begin Recorded data

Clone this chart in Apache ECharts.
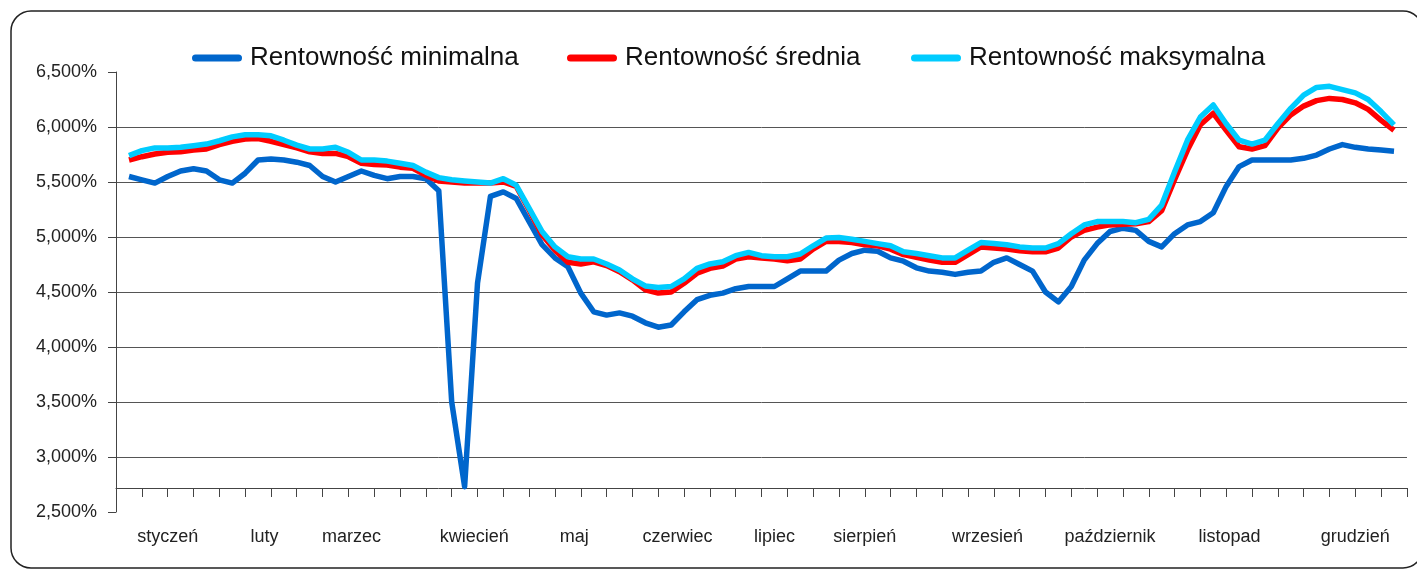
<!DOCTYPE html>
<html lang="pl">
  <head>
    <meta charset="UTF-8" />
    <title>Rentowność</title>
    <script src="https://cdn.jsdelivr.net/npm/echarts@6.0.0/dist/echarts.min.js"></script>
    <style>
      body {
        margin: 0;
        padding: 0;
        background: #fff;
      }
      #main {
        width: 1417px;
        height: 569px;
      }
    </style>
  </head>
  <body>
    <div id="main"></div>

    <script>
      // Series names (legend)
      const seriesNames = [
        "Rentowność minimalna",
        "Rentowność średnia",
        "Rentowność maksymalna",
      ];

      // Month labels and their position on the tick scale (0..50 week slots)
      const months = [
        "styczeń", "luty", "marzec", "kwiecień", "maj", "czerwiec",
        "lipiec", "sierpień", "wrzesień", "październik", "listopad", "grudzień",
      ];
      const monthPos = [2, 5.75, 9.125, 13.875, 17.75, 21.75, 25.5, 29, 33.75, 38.5, 43.125, 48];

      // 50 week slots on the category axis (ticks only)
      const weekSlots = [];
      for (let w = 1; w <= 50; w++) weekSlots.push("t" + w);

      // Yield values in %, 99 readings across the year
      const minYield = [
        5.55, 5.52, 5.49, 5.55, 5.6, 5.62, 5.6, 5.52, 5.49, 5.58,
        5.7, 5.71, 5.7, 5.68, 5.65, 5.55, 5.5, 5.55, 5.6, 5.56,
        5.53, 5.55, 5.55, 5.53, 5.42, 3.5, 2.73, 4.58, 5.37, 5.41,
        5.35, 5.14, 4.93, 4.81, 4.73, 4.49, 4.32, 4.29, 4.31, 4.28,
        4.22, 4.18, 4.2, 4.32, 4.43, 4.47, 4.49, 4.53, 4.55, 4.55,
        4.55, 4.62, 4.69, 4.69, 4.69, 4.79, 4.85, 4.88, 4.87, 4.81,
        4.78, 4.72, 4.69, 4.68, 4.66, 4.68, 4.69, 4.77, 4.81, 4.75,
        4.69, 4.5, 4.41, 4.55, 4.79, 4.94, 5.05, 5.08, 5.06, 4.96,
        4.91, 5.03, 5.11, 5.14, 5.22, 5.46, 5.64, 5.7, 5.7, 5.7,
        5.7, 5.715, 5.745, 5.8, 5.84, 5.815, 5.8, 5.79, 5.78,
      ];
      const avgYield = [
        5.7, 5.73, 5.755, 5.77, 5.775, 5.79, 5.8, 5.84, 5.87, 5.89,
        5.895, 5.87, 5.84, 5.81, 5.775, 5.76, 5.76, 5.73, 5.67, 5.66,
        5.655, 5.635, 5.625, 5.56, 5.51, 5.5, 5.49, 5.49, 5.49, 5.5,
        5.46, 5.245, 5.02, 4.88, 4.77, 4.755, 4.775, 4.74, 4.685, 4.61,
        4.52, 4.49, 4.5, 4.58, 4.67, 4.715, 4.735, 4.8, 4.82, 4.81,
        4.8, 4.785, 4.8, 4.89, 4.96, 4.96, 4.95, 4.93, 4.92, 4.89,
        4.84, 4.815, 4.79, 4.77, 4.77, 4.84, 4.91, 4.9, 4.89, 4.875,
        4.865, 4.865, 4.9, 5.0, 5.06, 5.09, 5.11, 5.115, 5.12, 5.14,
        5.24, 5.52, 5.79, 6.02, 6.125, 5.97, 5.82, 5.8, 5.83, 5.99,
        6.11, 6.19, 6.24, 6.26, 6.25, 6.22, 6.16, 6.06, 5.97,
      ];
      const maxYield = [
        5.74, 5.785, 5.81, 5.81, 5.815, 5.83, 5.845, 5.875, 5.91, 5.93,
        5.93, 5.92, 5.88, 5.835, 5.8, 5.8, 5.815, 5.77, 5.7, 5.7,
        5.69, 5.67, 5.65, 5.59, 5.54, 5.52, 5.51, 5.5, 5.49, 5.53,
        5.47, 5.26, 5.05, 4.91, 4.82, 4.8, 4.8, 4.755, 4.7, 4.62,
        4.555, 4.54, 4.55, 4.62, 4.715, 4.755, 4.775, 4.83, 4.86, 4.83,
        4.82, 4.82, 4.845, 4.92, 4.99, 4.995, 4.98, 4.96, 4.94, 4.92,
        4.865, 4.85, 4.83, 4.81, 4.81, 4.88, 4.95, 4.94, 4.93, 4.91,
        4.9, 4.9, 4.94, 5.03, 5.11, 5.14, 5.14, 5.14, 5.13, 5.16,
        5.29, 5.59, 5.88, 6.09, 6.2, 6.03, 5.88, 5.845, 5.88, 6.03,
        6.17, 6.29, 6.36, 6.37, 6.34, 6.31, 6.25, 6.14, 6.02,
      ];

      const colors = ["#0066cc", "#ff0000", "#00ccff"];
      const font = "Liberation Sans, Arial, sans-serif";
      // rounded bar used as legend marker
      const legendIcon = "path://M3.5,0h43a3.5,3.5 0 0 1 0,7h-43a3.5,3.5 0 0 1 0,-7z";

      const myChart = echarts.init(document.getElementById("main"));

      function makeLegend(i, left) {
        return {
          data: [seriesNames[i]],
          left: left,
          top: 40,
          icon: legendIcon,
          itemWidth: 50,
          itemHeight: 7,
          textStyle: {
            fontFamily: font,
            fontSize: 26,
            color: "#111",
            padding: [0, 0, 0, 3],
          },
        };
      }

      const option = {
        animation: false,
        backgroundColor: "#fff",
        graphic: [
          {
            type: "rect",
            shape: { x: 11, y: 11, width: 1412, height: 557, r: 20 },
            style: { fill: "none", stroke: "#222", lineWidth: 1.5 },
            z: -1,
          },
        ],
        legend: [makeLegend(0, 187), makeLegend(1, 562), makeLegend(2, 906)],
        grid: [
          // data grid: first and last reading sit half a slot inside the frame
          { left: 129, right: 23, top: 72, height: 440 },
          // frame grid: y axis, gridlines, month labels
          { left: 116, right: 10, top: 72, height: 440 },
          // category axis line with ticks, crossing at ~2.7%
          { left: 116, right: 10, top: 72, height: 416 },
        ],
        xAxis: [
          { type: "category", gridIndex: 0, boundaryGap: false, show: false },
          {
            type: "value",
            gridIndex: 1,
            min: 0,
            max: 50,
            interval: 0.125,
            axisLine: { show: false },
            axisTick: { show: false },
            splitLine: { show: false },
            axisLabel: {
              margin: 16,
              fontFamily: font,
              fontSize: 18,
              color: "#222",
              formatter: function (v) {
                const i = monthPos.indexOf(v);
                return i >= 0 ? months[i] : "";
              },
            },
          },
          {
            type: "category",
            gridIndex: 2,
            data: weekSlots,
            boundaryGap: true,
            axisLine: { show: true, onZero: false, lineStyle: { color: "#444", width: 1 } },
            axisTick: {
              show: true,
              interval: 0,
              inside: false,
              length: 9,
              lineStyle: { color: "#444", width: 1 },
            },
            axisLabel: { show: false, interval: 0 },
            splitLine: { show: false },
          },
        ],
        yAxis: [
          { type: "value", gridIndex: 0, min: 2.5, max: 6.5, show: false },
          {
            type: "value",
            gridIndex: 1,
            min: 2.5,
            max: 6.5,
            interval: 0.5,
            axisLine: { show: true, lineStyle: { color: "#444", width: 1 } },
            axisTick: { show: true, length: 8, lineStyle: { color: "#444" } },
            axisLabel: {
              margin: 19,
              fontFamily: font,
              fontSize: 18,
              color: "#222",
              formatter: function (v) {
                return v.toFixed(3).replace(".", ",") + "%";
              },
            },
            splitLine: {
              show: true,
              showMinLine: false,
              showMaxLine: false,
              lineStyle: { color: "#555", width: 1 },
            },
          },
          { type: "value", gridIndex: 2, min: 0, max: 1, show: false },
        ],
        series: [minYield, avgYield, maxYield].map(function (vals, i) {
          return {
            name: seriesNames[i],
            type: "line",
            xAxisIndex: 0,
            yAxisIndex: 0,
            data: vals,
            symbol: "none",
            color: colors[i],
            lineStyle: { width: 5.5, color: colors[i], join: "round" },
          };
        }),
      };

      myChart.setOption(option);
    </script>
  </body>
</html>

end Recorded data

Problem to work on: Exactly reproduce the run of lines from the start of the listing through the line with "for (let w = 1;", inclusive; pictures are not copied.

Response to the exercise:
Clone this chart in Apache ECharts.
<!DOCTYPE html>
<html lang="pl">
  <head>
    <meta charset="UTF-8" />
    <title>Rentowność</title>
    <script src="https://cdn.jsdelivr.net/npm/echarts@6.0.0/dist/echarts.min.js"></script>
    <style>
      body {
        margin: 0;
        padding: 0;
        background: #fff;
      }
      #main {
        width: 1417px;
        height: 569px;
      }
    </style>
  </head>
  <body>
    <div id="main"></div>

    <script>
      // Series names (legend)
      const seriesNames = [
        "Rentowność minimalna",
        "Rentowność średnia",
        "Rentowność maksymalna",
      ];

      // Month labels and their position on the tick scale (0..50 week slots)
      const months = [
        "styczeń", "luty", "marzec", "kwiecień", "maj", "czerwiec",
        "lipiec", "sierpień", "wrzesień", "październik", "listopad", "grudzień",
      ];
      const monthPos = [2, 5.75, 9.125, 13.875, 17.75, 21.75, 25.5, 29, 33.75, 38.5, 43.125, 48];

      // 50 week slots on the category axis (ticks only)
      const weekSlots = [];
      for (let w = 1; w <= 50; w++) weekSlots.push("t" + w);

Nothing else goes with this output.